PHI Labeling Process

Introduction

In this report, we outline the methodology used to create a labeled dataset with annotated PHI from clinical notes. Specifically, we describe the process for sampling clinical notes and performing annotations. This process was designed to achieve the following objectives:

Ensuring demographic representation across diverse patient populations
Maintaining consistency in annotation across multiple annotators
Balancing efficiency with quality in the annotation process
Managing the resource-intensive nature of medical text annotation

Figure 1 provides an overview of the labeling process.

Data Sampling Methodology

The data sampling was performed in two steps. First, we conducted a random sampling across the entire set of notes. Then, we applied diversity sampling using a set cover algorithm. The details of these procedures are outlined below.

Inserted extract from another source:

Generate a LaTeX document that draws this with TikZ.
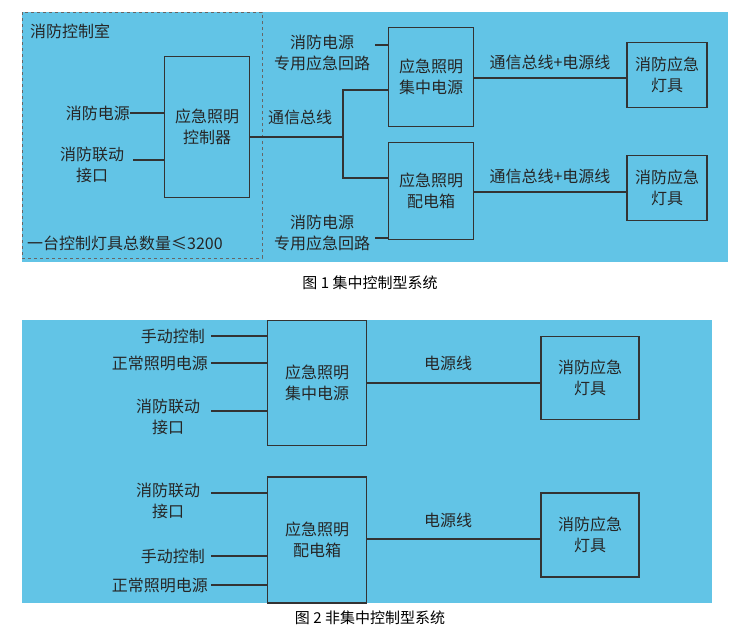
\documentclass[tikz,border=0pt]{standalone}
\usepackage{fontspec}
\setmainfont{Noto Sans CJK SC}
\usepackage{tikz}
\definecolor{panel}{RGB}{98,196,230}

\begin{document}
\begin{tikzpicture}[x=1pt,y=-1pt,
  lbl/.style={font=\fontsize{16}{21}\selectfont,align=center,inner sep=0pt,text=black!85},
  blk/.style={draw=black!80,line width=1.1pt,inner sep=0pt},
  wire/.style={draw=black!80,line width=1.1pt}]
\useasboundingbox (0,0) rectangle (748,635);
\fill[panel] (22,12) rectangle (728,262);
\fill[panel] (22,320) rectangle (712,603);
\draw[black!60,dashed] (22,12) rectangle (262,258);

% figure 1
\node[lbl,anchor=west] (room) at (30,31) {消防控制室};
\node[blk,minimum width=85pt,minimum height=141pt] (ctrl) at (207,127) {};
\node[lbl] at (ctrl) {应急照明\\控制器};
\node[lbl,anchor=east] (src) at (130,113) {消防电源};
\node[lbl] (link) at (92,165) {消防联动\\接口};
\coordinate (lk) at (133,160);
\draw[wire] (src.east) -- (src.east -| ctrl.west);
\draw[wire] (lk) -- (lk -| ctrl.west);
\node[blk,minimum width=85pt,minimum height=99pt] (cen) at (431,77) {};
\node[lbl] at (cen) {应急照明\\集中电源};
\node[blk,minimum width=85pt,minimum height=97pt] (box) at (431,191) {};
\node[lbl] at (box) {应急照明\\配电箱};
\coordinate (bus) at (343,137);
\node[lbl,anchor=south] (busl) at (300,125) {通信总线};
\draw[wire] (ctrl.east |- bus) -- (bus) -- (343,90) -- (343,90 -| cen.west);
\draw[wire] (bus) -- (343,178) -- (343,178 -| box.west);
\node[lbl] (sa) at (322,53) {消防电源\\专用应急回路};
\node[lbl] (sb) at (322,233) {消防电源\\专用应急回路};
\draw[wire] (375,45) -- (375,45 -| cen.west);
\draw[wire] (375,238) -- (375,238 -| box.west);
\node[blk,minimum width=80pt,minimum height=65pt] (lamp1) at (667,75) {};
\node[lbl] at (lamp1) {消防应急\\灯具};
\node[blk,minimum width=80pt,minimum height=65pt] (lamp2) at (667,188) {};
\node[lbl] at (lamp2) {消防应急\\灯具};
\draw[wire] (cen.east |- 0,78) -- (lamp1.west |- 0,78);
\draw[wire] (box.east |- 0,192) -- (lamp2.west |- 0,192);
\node[lbl] (bl1) at (550,62) {通信总线+电源线};
\node[lbl] (bl2) at (550,176) {通信总线+电源线};
\node[lbl,anchor=west] (cnt) at (27,243) {一台控制灯具总数量≤3200};
\node[font=\fontsize{15}{18}\selectfont] (cap1) at (370,283) {图 1 集中控制型系统};

% figure 2
\node[blk,minimum width=99pt,minimum height=125pt] (cen2) at (317,383) {};
\node[lbl] at (cen2) {应急照明\\集中电源};
\node[blk,minimum width=99pt,minimum height=126pt] (box2) at (317,540) {};
\node[lbl] at (box2) {应急照明\\配电箱};
\node[blk,minimum width=98pt,minimum height=83pt] (lamp3) at (590,378) {};
\node[lbl] at (lamp3) {消防应急\\灯具};
\node[blk,minimum width=98pt,minimum height=84pt] (lamp4) at (590,535) {};
\node[lbl] at (lamp4) {消防应急\\灯具};
\draw[wire] (cen2.east |- 0,383) -- (lamp3.west |- 0,383);
\draw[wire] (box2.east |- 0,539) -- (lamp4.west |- 0,539);
\node[lbl] (pw1) at (448,363) {电源线};
\node[lbl] (pw2) at (448,520) {电源线};
\node[lbl,anchor=east] (man1) at (205,336) {手动控制};
\node[lbl,anchor=east] (nor1) at (208,363) {正常照明电源};
\node[lbl] (lk1) at (168,417) {消防联动\\接口};
\node[lbl] (lk2) at (168,501) {消防联动\\接口};
\node[lbl,anchor=east] (man2) at (205,556) {手动控制};
\node[lbl,anchor=east] (nor2) at (208,585) {正常照明电源};
\draw[wire] (211,336) -- (211,336 -| cen2.west);
\draw[wire] (211,363) -- (211,363 -| cen2.west);
\draw[wire] (211,411) -- (211,411 -| cen2.west);
\draw[wire] (211,493) -- (211,493 -| box2.west);
\draw[wire] (211,556) -- (211,556 -| box2.west);
\draw[wire] (211,585) -- (211,585 -| box2.west);
\node[font=\fontsize{15}{18}\selectfont] (cap2) at (370,618) {图 2 非集中控制型系统};
\end{tikzpicture}
\end{document}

Note Characteristics Analysis

The sampling process incorporates textual characteristics to ensure diversity in content:

Note titles are categorized to represent different types of clinical documentation.
Note length distribution is analyzed using a binning approach:
- Calculation of the median length per note title
- Computation of the median of medians
- Selection of notes between the 25th and 75th percentiles
- Quantization into four distinct bins for balanced representation

Set Cover Algorithm Implementation

To optimize sampling while maintaining representation across all demographic and textual characteristics, we implemented a modified set cover algorithm:

Initial random sampling of 1M notes to create a computationally manageable subset
Application of a set cover algorithm to ensure representation across all defined partitions
Optimization for maximum coverage with minimal redundancy

Annotation Guidelines Development

Guideline Structure

Comprehensive annotation guidelines were developed through an iterative process. These guidelines include:

Clear definitions of annotation targets
Explicit inclusion and exclusion criteria
Representative examples
Decision trees for ambiguous cases
Standard operating procedures for the annotation workflow

The labeling guidelines can be found here.

Guideline Validation

The guidelines underwent multiple validation cycles, including:

Pilot testing with experienced annotators
Refinement based on inter-annotator agreement analysis
Integration of edge cases identified during initial annotation phases

Pre-labeling and Annotation Distribution Process

LLM Pre-Annotation Implementation

The pre-labeling process utilized GPT-4 via Azure’s API (version 2023-05-15), incorporating:

Prompt engineering optimized using the I2B2 dataset
Integration of annotation guidelines into prompt design
Systematic validation of pre-labeled outputs

Annotation Distribution

Notes were assigned following a structured protocol:

Random assignment to ensure unbiased distribution
Dual annotator requirement for each note to enable quality assessment
Tracking system implementation to monitor annotation progress
Regular checkpoints for interim quality assessments

Quality Control Framework

The quality assessment framework employs a bilateral F1 measure approach:

Primary F1 calculation:
- Annotator A’s labels serve as the ground truth against Annotator B’s annotations
- Annotator B’s labels serve as the ground truth against Annotator A’s annotations
- The final F1 score is computed as the arithmetic mean of both directions

Adjudication Process

All clinical notes without 100% agreement across annotated spans undergo an adjudication process. Experienced annotators review and resolve disagreements to ensure annotation quality. Only the notes with 100% agreement or adjudicated notes are used as gold standard.